Research: finding a way to advance machine learning techniques for HPC optimizations

Goal

We are working on building a highly efficient adaptation of the MPDATA algorithm for the extremely powerful hybrid (CPU+GPU) node provided by our partner – Megware. The goal is to find the best configuration of the MPDATA algorithm regarding the user accepted criterion: execution time and energy consumption.

Search space

  • The MPDATA is a finite-difference solver for geophysical applications. It belongs to a class of methods of the numerical simulation of fluid flows based on the sign-preserving properties of upstream differencing.
  • Our MPDATA implementation represents a highly parameterized code that can be configured in many ways, with more than 1B possible configurations. Example parameters are: nodes count, accelerators per node, cpu cores, processors/nodes topology, memory policy, memory alignment, buffering types, streams count, and many others.

Research

  • We are developing a machine learning module in order to select the most fitting configuration. This module utilizes, among the others, the supervised learning method with the random forest algorithm. The main functionality of the module is to prune the search space in order to eliminate the worst configurations. In this way we achieve a small set (of size 100-250) that at 90% contains the best configuration.
  • The adaptation is performed for the node equipped with 2xIntel Xeon CPU E5-2680 and 4xNVIDIA Tesla P100-PCIE GPU. Each CPU contains 14 cores.
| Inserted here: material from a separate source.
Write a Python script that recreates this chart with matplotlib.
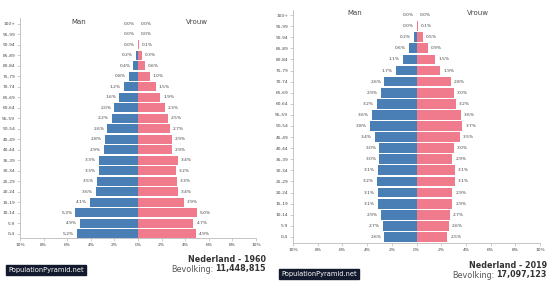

In addition, each of four Tesla P100 contains 3584 CUDA cores, 16GB of CoWoS HBM2 Stacked Memory with 732GB/s memory bandwidth. The peak performance of double precision arithmetic per a single GPU is 4.7 TeraFLOPS.
  • To extract the full power of the device, we utilize a hybrid code that is a mixture of OpenMP and CUDA standards.
  • To make an efficient adaptation, we use machine learning methods, which allow us to calibrate the code taking into account all the features of the CPU+GPU architecture.

The implementation details and performance results of our work will be widely described in our journal paper with a working name: Performance-Energy tradeoff for CPU-GPU simulations.